# Opinions on Black Diamond Group (BDI.TO)



## srtkev (Mar 19, 2012)

I have been watching this stock lately, and wondering what the consensus on it is. I like the industry, seems reasonably priced, and balance sheet looks strong...


----------



## AGHFX (Aug 31, 2012)

I've been following this stock for a couple months now. I haven't bought into it yet but it's definitely on my radar. I like the way the company is managed but I want to wait to see first which direction the global economy is headed (I find BDI's price movements to be quite sensitive to global economic news). If it pulls back to around $18 I may enter a position.


----------



## leeder (Jan 28, 2012)

This name has recently popped into my screens. I've looked at this name about a year ago (along with Horizon North Logistics) and was interested in it. However, I didn't buy because it was trading at expensive levels. I don't have any money now to make any purchases, but I would be intrigued if I do have money to purchase something. 
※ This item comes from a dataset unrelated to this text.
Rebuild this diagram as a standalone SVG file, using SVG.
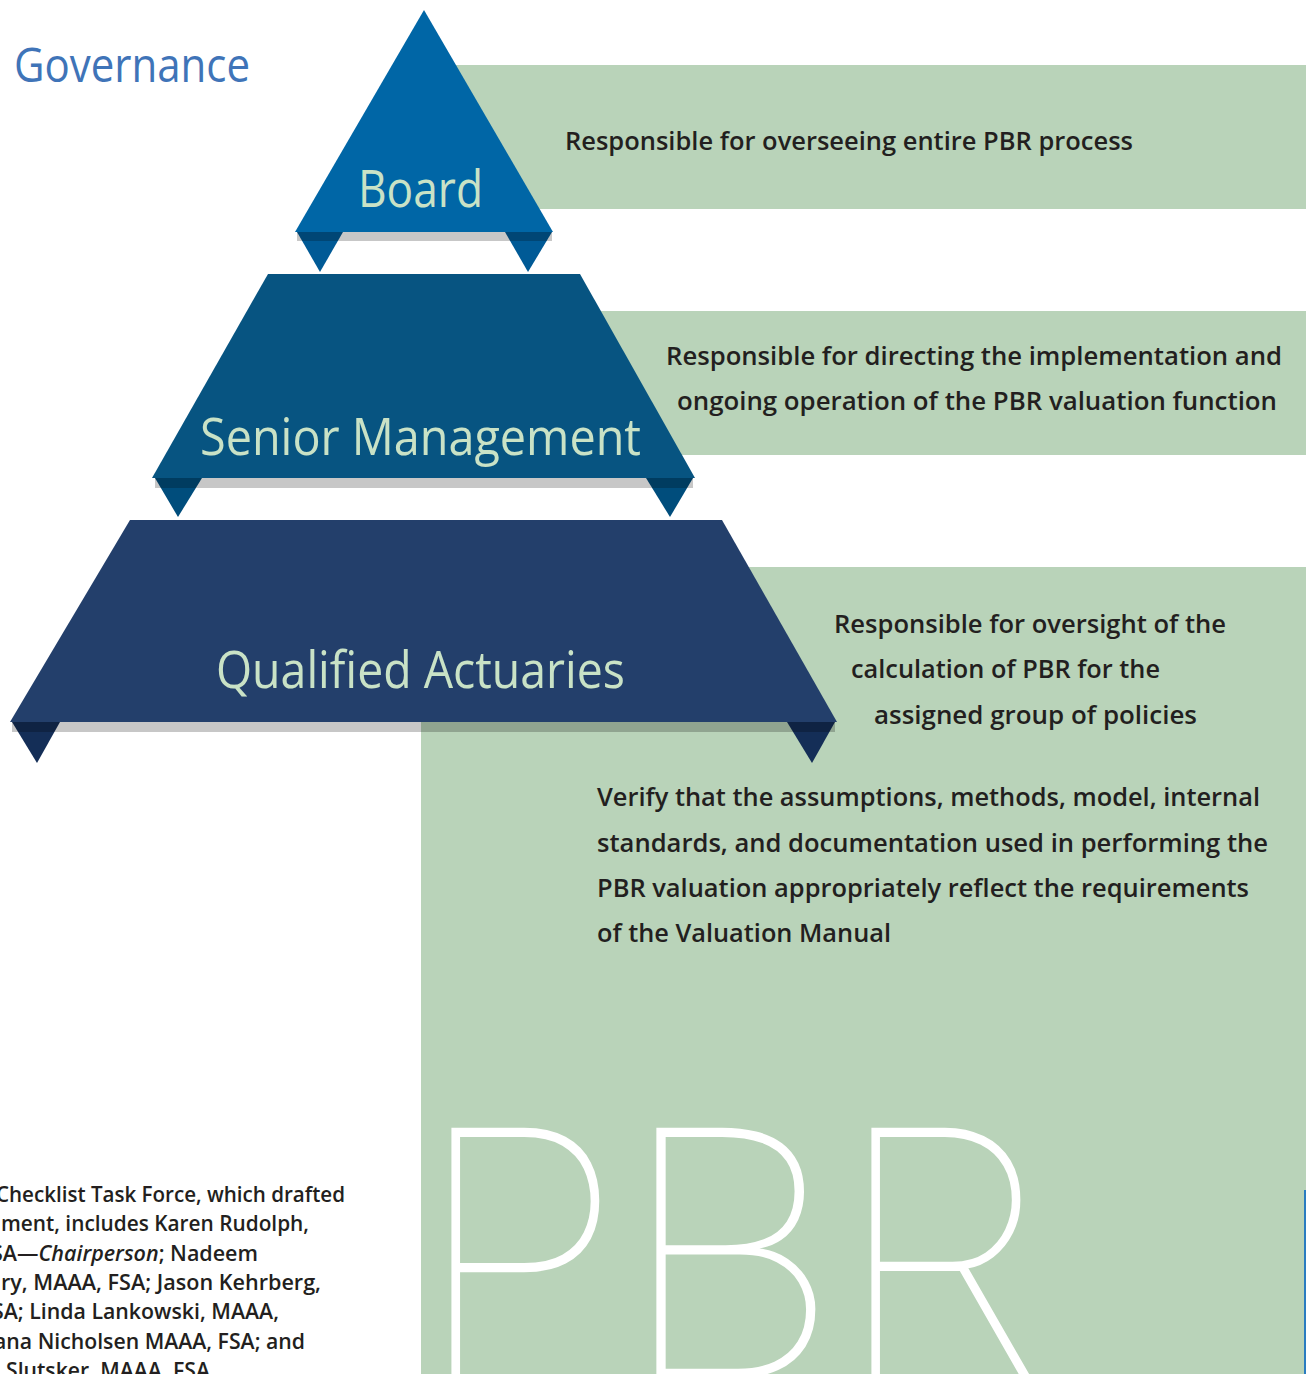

From my cursory analysis, this company has a decent balance sheet. It pays a monthly dividend, with history of dividend growth for the past three or so years. It has missed earnings for a few quarters now, which has led to share price tumble. I'm sure the lower oil prices and some of the mining/metal prices have dragged this name down as well. That said, I'd like to see what others think.


----------